In the quiet, he counts corpses.
Orson Calhoun. Lyndon Lancaster and Doris Agnew. The five agents: Santayana, Burly and Gains, Corey and Bigelow. Plus whatever carnage Dick Dietrich left in the streets to be discovered. Plus Dietrich himself. Plus William Wayne.
Plus Dean. Plus Gable. Plus Colfax.
Plus Robinson.
Poor Robinson.
He and Dawes are the only true innocents.
Save for the boy.
The boy, still safe in the chapel.
After a moment of accounting, Cooper reaches down and grabs Rigo and hoists him to his feet. Then Cooper turns to Fran and gives her a signal, and she turns and walks back to the red door. She knocks and it opens for her, and she enters the chapel, and moves past the rows of disarrayed chairs and the huddled crowd to find her son at the back of the room, and clutches him for a long moment.
Then she stands and sounds the chapel bells, to signal all clear to the town.
For a time, the only sound in the street is bells.
40.
THE SIX OF THEM take one truck together, so as not to arouse suspicion.
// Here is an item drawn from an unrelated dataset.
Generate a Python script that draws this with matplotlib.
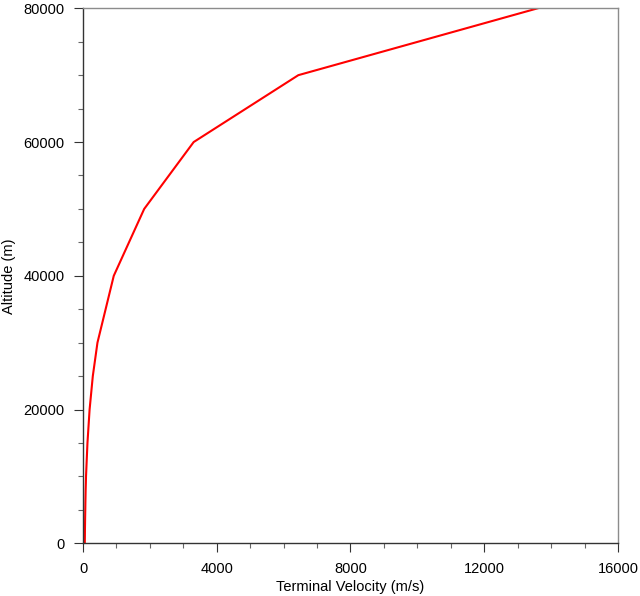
import matplotlib
matplotlib.use("Agg")
import matplotlib.pyplot as plt
from matplotlib.ticker import MultipleLocator

# altitude (m) vs terminal velocity (m/s)
altitude = [0, 1000, 2000, 3000, 4000, 5000, 6000, 7000, 8000, 9000, 10000,
            15000, 20000, 25000, 30000, 40000, 50000, 60000, 70000, 80000]
velocity = [53, 56, 58, 61, 64, 68, 71, 75, 79, 85, 90,
            133, 197, 293, 432, 920, 1830, 3310, 6440, 13600]

plt.rcParams["font.family"] = ["Liberation Sans", "DejaVu Sans"]

fig = plt.figure(figsize=(6.4, 5.96), dpi=100)
ax = fig.add_axes([0.1297, 0.0884, 0.8359, 0.8977])

ax.plot(velocity, altitude, color="#ff0000", linewidth=1.5)

ax.set_xlim(0, 16000)
ax.set_ylim(0, 80000)
ax.xaxis.set_major_locator(MultipleLocator(4000))
ax.xaxis.set_minor_locator(MultipleLocator(1000))
ax.yaxis.set_major_locator(MultipleLocator(20000))
ax.yaxis.set_minor_locator(MultipleLocator(5000))

ax.tick_params(which="major", direction="out", length=6.5, width=0.8,
               color="#333333", labelsize=10.5, pad=7)
ax.tick_params(which="minor", direction="out", length=3.6, width=0.8,
               color="#666666")

for side in ["left", "bottom"]:
    ax.spines[side].set_color("#333333")
    ax.spines[side].set_linewidth(1.0)
for side in ["top", "right"]:
    ax.spines[side].set_color("#8c8c8c")
    ax.spines[side].set_linewidth(1.0)

ax.set_xlabel("Terminal Velocity (m/s)", fontsize=10.5, labelpad=2.5)
ax.set_ylabel("Altitude (m)", fontsize=10.5, labelpad=5)

fig.savefig("out.png", dpi=100)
They travel in one of the black SUVs left behind by the agents, a six-seater. Fran drives, with Cooper beside her, watching the plains pass. Spiro and Dawes sit behind in the middle seat, Dawes propped against Spiro’s shoulder, her breathing shallow. Her bleeding’s been stanched but none of them knows enough to know how bad her situation is. Behind them, in the last seat, sits Hannibal Cagney and Paul Rigo. Rigo is handcuffed, his head leaning on the window. The six of them drive together for two hours on an empty road without passing another car. Every so often, signs appear to promise them an eventual city.
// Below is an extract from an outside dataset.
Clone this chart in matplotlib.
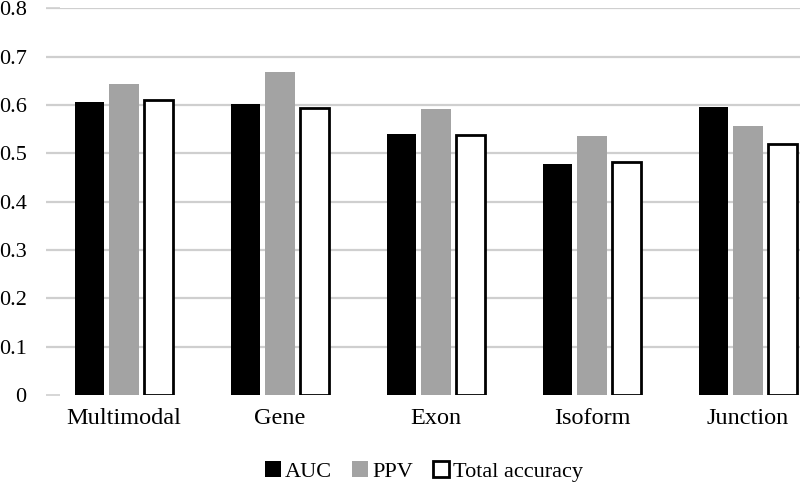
import matplotlib
matplotlib.use("Agg")
import matplotlib.pyplot as plt
import numpy as np

categories = ["Multimodal", "Gene", "Exon", "Isoform", "Junction"]
auc = [0.606, 0.602, 0.540, 0.478, 0.595]
ppv = [0.643, 0.668, 0.591, 0.535, 0.556]
total_acc = [0.610, 0.593, 0.537, 0.482, 0.519]
yticks = [0, 0.1, 0.2, 0.3, 0.4, 0.5, 0.6, 0.7, 0.8]
ytick_labels = ["0", "0.1", "0.2", "0.3", "0.4", "0.5", "0.6", "0.7", "0.8"]

plt.rcParams['font.family'] = ['Liberation Serif', 'DejaVu Serif']

fig = plt.figure(figsize=(8, 4.83), dpi=100)
# axes run past the right edge, like the cropped original
ax = fig.add_axes([0.0575, 0.182, 0.975, 0.801])

x = np.arange(len(categories))
w = 0.186
off = 0.224
ax.bar(x - off, auc, w, color='black', label='AUC', zorder=3)
ax.bar(x, ppv, w, color='#a3a3a3', label='PPV', zorder=3)
ax.bar(x + off, total_acc, w, color='white', edgecolor='black', linewidth=2,
       label='Total accuracy', zorder=3)

ax.set_xlim(-0.5, len(categories) - 0.5)
ax.set_ylim(0, 0.8)
ax.set_yticks(yticks)
ax.set_yticklabels(ytick_labels)
ax.set_xticks(x)
ax.set_xticklabels(categories)

ax.grid(axis='y', color='#cfcfcf', linewidth=1.6, zorder=0)
ax.yaxis.get_gridlines()[0].set_visible(False)
for s in ax.spines.values():
    s.set_visible(False)

ax.tick_params(axis='y', direction='in', length=10, width=1.2, color='#cfcfcf',
               labelsize=16, pad=14)
ax.tick_params(axis='x', length=0, labelsize=17.5, pad=9)

fig.legend(loc='center', bbox_to_anchor=(0.53, 0.024), ncol=3, frameon=False,
           fontsize=16, handlelength=0.7, handleheight=0.7, handletextpad=0.2,
           columnspacing=0.9, borderaxespad=0)

plt.savefig("out.png", dpi=100)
No one speaks. The tires hum on the road.
Finally, Cooper says, “Here.”
Fran pulls over to the shoulder, the truck rumbling to a halt. Cooper gets out and walks around to the side door where, aided by Hannibal’s prodding, he wrests Rigo from the backseat.
Cooper stands Rigo up, straightens his suit, squares his shoulders, like he’s readying him for a prom date. The sun is just starting to decline in the distance, exhausted.
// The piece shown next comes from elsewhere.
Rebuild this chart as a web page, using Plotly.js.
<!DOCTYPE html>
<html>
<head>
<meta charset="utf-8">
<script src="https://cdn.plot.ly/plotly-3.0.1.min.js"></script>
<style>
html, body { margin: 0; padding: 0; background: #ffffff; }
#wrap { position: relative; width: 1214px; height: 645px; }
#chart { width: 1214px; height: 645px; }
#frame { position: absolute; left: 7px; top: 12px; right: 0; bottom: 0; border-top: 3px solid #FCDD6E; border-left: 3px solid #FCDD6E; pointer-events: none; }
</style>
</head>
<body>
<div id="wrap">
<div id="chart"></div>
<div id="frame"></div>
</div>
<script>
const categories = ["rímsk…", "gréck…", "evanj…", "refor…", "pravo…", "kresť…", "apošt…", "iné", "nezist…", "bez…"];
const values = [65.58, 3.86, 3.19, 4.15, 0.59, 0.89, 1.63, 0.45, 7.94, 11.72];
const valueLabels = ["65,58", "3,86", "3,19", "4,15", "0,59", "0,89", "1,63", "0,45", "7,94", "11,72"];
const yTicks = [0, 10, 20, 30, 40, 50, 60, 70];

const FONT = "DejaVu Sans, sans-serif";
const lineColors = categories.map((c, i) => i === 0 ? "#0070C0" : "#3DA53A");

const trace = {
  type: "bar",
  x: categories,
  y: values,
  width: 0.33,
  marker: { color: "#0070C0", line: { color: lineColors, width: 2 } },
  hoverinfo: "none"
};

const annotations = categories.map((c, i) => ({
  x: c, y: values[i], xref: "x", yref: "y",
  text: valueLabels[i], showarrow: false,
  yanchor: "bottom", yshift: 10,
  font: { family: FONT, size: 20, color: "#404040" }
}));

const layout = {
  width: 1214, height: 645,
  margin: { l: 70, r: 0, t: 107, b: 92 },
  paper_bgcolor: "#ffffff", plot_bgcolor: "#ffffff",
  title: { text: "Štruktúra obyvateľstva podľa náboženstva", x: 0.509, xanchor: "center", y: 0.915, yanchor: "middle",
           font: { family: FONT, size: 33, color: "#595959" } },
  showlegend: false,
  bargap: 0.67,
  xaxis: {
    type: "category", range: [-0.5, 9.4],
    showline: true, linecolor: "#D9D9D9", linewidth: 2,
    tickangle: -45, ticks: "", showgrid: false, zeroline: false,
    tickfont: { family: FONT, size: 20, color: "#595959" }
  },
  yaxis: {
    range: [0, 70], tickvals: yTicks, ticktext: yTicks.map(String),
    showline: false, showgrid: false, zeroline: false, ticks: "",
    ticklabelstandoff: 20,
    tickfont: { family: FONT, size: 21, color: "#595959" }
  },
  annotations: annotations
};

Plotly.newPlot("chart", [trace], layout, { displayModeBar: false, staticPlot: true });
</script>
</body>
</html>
“Not here,” says Rigo. “This is nowhere.”
“We could drive another hour, it wouldn’t make a difference,” Cooper says.
Rigo raises his manacled wrists. “You’re going to leave me like this, too?”
Cooper turns his back and walks to the passenger side and gets back in the truck.
“You’re stupid to do this,” Rigo calls out. “You think I won’t come after you?”
“I hope you do,” says Cooper, through the open window, and then the truck pulls away.
Later, as Fran drives, she asks, “What do you think he’ll tell Mark Vincent?”
“I don’t think he’ll have a chance to tell him anything,” Cooper says.
“But if he does, do you think they’ll come back again?”
“It’s his son,” Cooper says. “Wouldn’t you come back?”